Jack Ralite raconte avec ardeur qu’Aragon a joué dans sa vie le rôle d’un combustible. Il a invité Aragon au Théâtre de la Commune d’Aubervilliers en 1967 pour fêter le 170000e spectateur et Aragon a lu la postface aux Communistes réécrits, et à la demande de Duclos il a été le commissaire de l’Exposition Maïakovski à Montreuil imaginée par Elsa toujours en 1967. La leçon que cet intellectuel communiste original (« une main dans le milieu populaire et l’autre chez les artistes ») retient d’Aragon : « se souvenir de l’avenir »…

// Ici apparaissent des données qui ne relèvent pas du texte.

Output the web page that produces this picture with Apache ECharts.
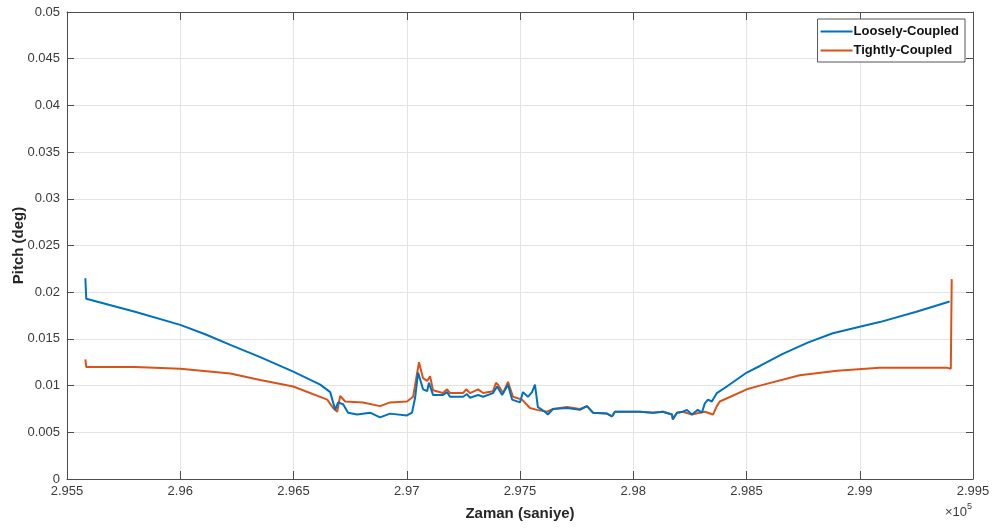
<!DOCTYPE html>
<html>
<head>
<meta charset="utf-8">
<script src="https://cdn.jsdelivr.net/npm/echarts@6/dist/echarts.min.js"></script>
<style>
  html, body { margin: 0; padding: 0; background: #fff; }
  #chart { width: 998px; height: 528px; }
</style>
</head>
<body>
<div id="chart"></div>
<script>
// Time axis (seconds) and pitch values (deg) for both integration schemes
const looseTime = [
  295581, 295585, 295800, 296000, 296110, 296221, 296353, 296499, 296618, 296662, 296684,
  296697, 296719, 296741, 296781, 296838, 296882, 296926, 297001, 297023, 297037,
  297050, 297072, 297090, 297098, 297116, 297160, 297178, 297191, 297249, 297266,
  297279, 297315, 297337, 297381, 297399, 297421, 297447, 297465, 297500, 297513,
  297535, 297553, 297566, 297579, 297610, 297623, 297646, 297707, 297765, 297796,
  297822, 297884, 297906, 297919, 298030, 298087, 298131, 298171, 298175, 298193,
  298219, 298237, 298259, 298285, 298303, 298316, 298330, 298347, 298369, 298413,
  298501, 298559, 298660, 298770, 298881, 299000, 299088, 299250, 299397
];
const looseVals = [
  0.0215, 0.0193, 0.0179, 0.0165, 0.0155, 0.01436, 0.01305, 0.0115, 0.0101, 0.0093, 0.0074,
  0.0082, 0.0080, 0.0071, 0.0069, 0.0071, 0.0066, 0.0070, 0.0068, 0.0071, 0.0087,
  0.0114, 0.0096, 0.0094, 0.0103, 0.0090, 0.0090, 0.0093, 0.0088, 0.0088, 0.0091,
  0.0087, 0.0090, 0.0088, 0.0092, 0.0099, 0.0090, 0.0101, 0.0085, 0.0082, 0.0093,
  0.0088, 0.0093, 0.0101, 0.0077, 0.0072, 0.0069, 0.0075, 0.0076, 0.0074, 0.0078,
  0.0071, 0.0070, 0.0067, 0.0072, 0.0072, 0.0071, 0.0072, 0.0069, 0.0064, 0.0071,
  0.0072, 0.0074, 0.0069, 0.0074, 0.0071, 0.0081, 0.0085, 0.0083, 0.0092, 0.0099,
  0.0114, 0.0121, 0.0134, 0.0146, 0.0156, 0.0163, 0.0168, 0.0179, 0.0190
];

const tightTime = [
  295581, 295585, 295800, 296000, 296221, 296353, 296499, 296649, 296675, 296693,
  296706, 296728, 296807, 296882, 296926, 297001, 297028, 297054, 297072, 297090,
  297103, 297116, 297160, 297178, 297191, 297249, 297262, 297279, 297315, 297337,
  297381, 297394, 297403, 297425, 297447, 297469, 297509, 297544, 297575, 297619,
  297646, 297707, 297765, 297796, 297822, 297884, 297906, 297919, 298030, 298087,
  298131, 298171, 298175, 298193, 298219, 298259, 298294, 298316, 298352, 298369,
  298382, 298501, 298559, 298735, 298900, 299088, 299388, 299402, 299406
];
const tightVals = [
  0.0128, 0.0120, 0.0120, 0.0118, 0.0113, 0.0106, 0.0099, 0.0085, 0.0076, 0.0072,
  0.0089, 0.0083, 0.0082, 0.0078, 0.0082, 0.0083, 0.0088, 0.0125, 0.0108, 0.0105,
  0.0110, 0.0095, 0.0092, 0.0096, 0.0092, 0.0092, 0.0096, 0.0092, 0.0096, 0.0092,
  0.0094, 0.0103, 0.0101, 0.0092, 0.0104, 0.0088, 0.0085, 0.0076, 0.0074, 0.0072,
  0.0075, 0.0077, 0.0075, 0.0078, 0.0071, 0.0070, 0.0067, 0.0072, 0.0072, 0.0071,
  0.0072, 0.0069, 0.0064, 0.0071, 0.0072, 0.0069, 0.0071, 0.0072, 0.0069, 0.0078,
  0.0083, 0.0096, 0.0100, 0.0111, 0.0116, 0.0119, 0.0119, 0.0118, 0.0214
];

const seriesNames = ['Loosely-Coupled', 'Tightly-Coupled'];
const seriesColors = ['#0072BD', '#D95319'];

const xMin = 295500, xMax = 299500, xStep = 500;
const yMin = 0, yMax = 0.05, yStep = 0.005;

const pair = (ts, vs) => ts.map((t, i) => [t, vs[i]]);
const trim = v => parseFloat(v.toFixed(4)).toString();

const axisColor = '#4d4d4d';
const labelColor = '#3a3a3a';
const gridColor = '#e3e3e3';
const fontFamily = 'Liberation Sans, Arial, sans-serif';

const chart = echarts.init(document.getElementById('chart'), null, { renderer: 'canvas' });

chart.setOption({
  animation: false,
  backgroundColor: '#fff',
  grid: { left: 67, right: 25, top: 12, bottom: 49, containLabel: false, outerBoundsMode: 'none' },
  legend: {
    data: seriesNames,
    orient: 'vertical',
    right: 33,
    top: 19,
    padding: [6, 6, 5, 3],
    itemGap: 6,
    itemWidth: 32,
    itemHeight: 2,
    icon: 'rect',
    backgroundColor: '#fff',
    borderColor: '#555',
    borderWidth: 1,
    borderRadius: 0,
    textStyle: { fontFamily, fontSize: 13, fontWeight: 'bold', color: '#111', padding: [0, 0, 0, -4] }
  },
  xAxis: [
    {
      type: 'value', min: xMin, max: xMax, interval: xStep,
      name: 'Zaman (saniye)', nameLocation: 'middle', nameGap: 27, nameMoveOverlap: false,
      nameTextStyle: { fontFamily, fontSize: 15, fontWeight: 'bold', color: '#262626' },
      axisLine: { show: true, onZero: false, lineStyle: { color: axisColor, width: 1 } },
      axisTick: { show: true, inside: true, length: 8, lineStyle: { color: axisColor } },
      axisLabel: {
        fontFamily, fontSize: 13, color: labelColor, margin: 6,
        formatter: v => parseFloat((v / 1e5).toFixed(3)).toString()
      },
      splitLine: { show: true, lineStyle: { color: gridColor, width: 1 } }
    },
    {
      type: 'value', position: 'top', min: xMin, max: xMax, interval: xStep,
      axisLine: { show: true, onZero: false, lineStyle: { color: axisColor, width: 1 } },
      axisTick: { show: true, inside: true, length: 8, lineStyle: { color: axisColor } },
      axisLabel: { show: false },
      splitLine: { show: false }
    }
  ],
  yAxis: [
    {
      type: 'value', min: yMin, max: yMax, interval: yStep,
      name: 'Pitch (deg)', nameLocation: 'middle', nameGap: 41, nameRotate: 90, nameMoveOverlap: false,
      nameTextStyle: { fontFamily, fontSize: 15, fontWeight: 'bold', color: '#262626' },
      axisLine: { show: true, onZero: false, lineStyle: { color: axisColor, width: 1 } },
      axisTick: { show: true, inside: true, length: 7, lineStyle: { color: axisColor } },
      axisLabel: { fontFamily, fontSize: 13, color: labelColor, margin: 7, formatter: trim },
      splitLine: { show: true, lineStyle: { color: gridColor, width: 1 } }
    },
    {
      type: 'value', position: 'right', min: yMin, max: yMax, interval: yStep,
      axisLine: { show: true, onZero: false, lineStyle: { color: axisColor, width: 1 } },
      axisTick: { show: true, inside: true, length: 7, lineStyle: { color: axisColor } },
      axisLabel: { show: false },
      splitLine: { show: false }
    }
  ],
  series: [
    {
      name: seriesNames[0], type: 'line', xAxisIndex: 0, yAxisIndex: 0,
      data: pair(looseTime, looseVals),
      showSymbol: false, symbol: 'none', smooth: false,
      lineStyle: { color: seriesColors[0], width: 2 },
      itemStyle: { color: seriesColors[0] },
      z: 3
    },
    {
      name: seriesNames[1], type: 'line', xAxisIndex: 0, yAxisIndex: 0,
      data: pair(tightTime, tightVals),
      showSymbol: false, symbol: 'none', smooth: false,
      lineStyle: { color: seriesColors[1], width: 2 },
      itemStyle: { color: seriesColors[1] },
      z: 2
    }
  ],
  graphic: [
    {
      type: 'text', right: 26, top: 502,
      style: {
        text: '{a|×10}{b|5}',
        rich: {
          a: { fontFamily, fontSize: 13, fill: labelColor, verticalAlign: 'bottom' },
          b: { fontFamily, fontSize: 9, fill: labelColor, verticalAlign: 'top', padding: [0, 0, 8, 0] }
        }
      }
    }
  ]
});
</script>
</body>
</html>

Roland Leroy explique que la dimension politique d’Aragon est d’abord dans son œuvre et que ce qui a toujours subsisté ce sont les raisons profondes de son engagement : la guerre et la révolte contre la bourgeoisie. Ce qui caractérise pour lui Aragon politique, c’est qu’il a toujours agi dans le même sens : avancer sans rompre, avec le sens aigu de jusqu’où il pouvait aller. Revenant sur les métamorphoses du dernier Aragon, il a témoigné qu’il n’avait pas rompu avec le parti et donné l’exemple de leur voyage commun en Hongrie et de la participation d’Aragon à la campagne électorale de 81 pour l’élection de François Mitterrand. Interrogé au cours du débat sur les explications qu’Aragon donnait du stalinisme, il a répondu que pour Aragon le stalinisme avait créé les conditions de la crédulité. Et répondant avec beaucoup de franchise et d’humilité pour son propre compte, il a avoué : « Nous sommes tous staliniens. Je ne suis pas comme ce camarade qui disait qu’il n’était pas stalinien parce qu’il n’avait pas de sang sur les mains. » Ni lui, ni Aragon n’auront échappé à cette crédulité.

Ce colloque a été publié dans Recherches croisées Aragon-Elsa Triolet n° 11.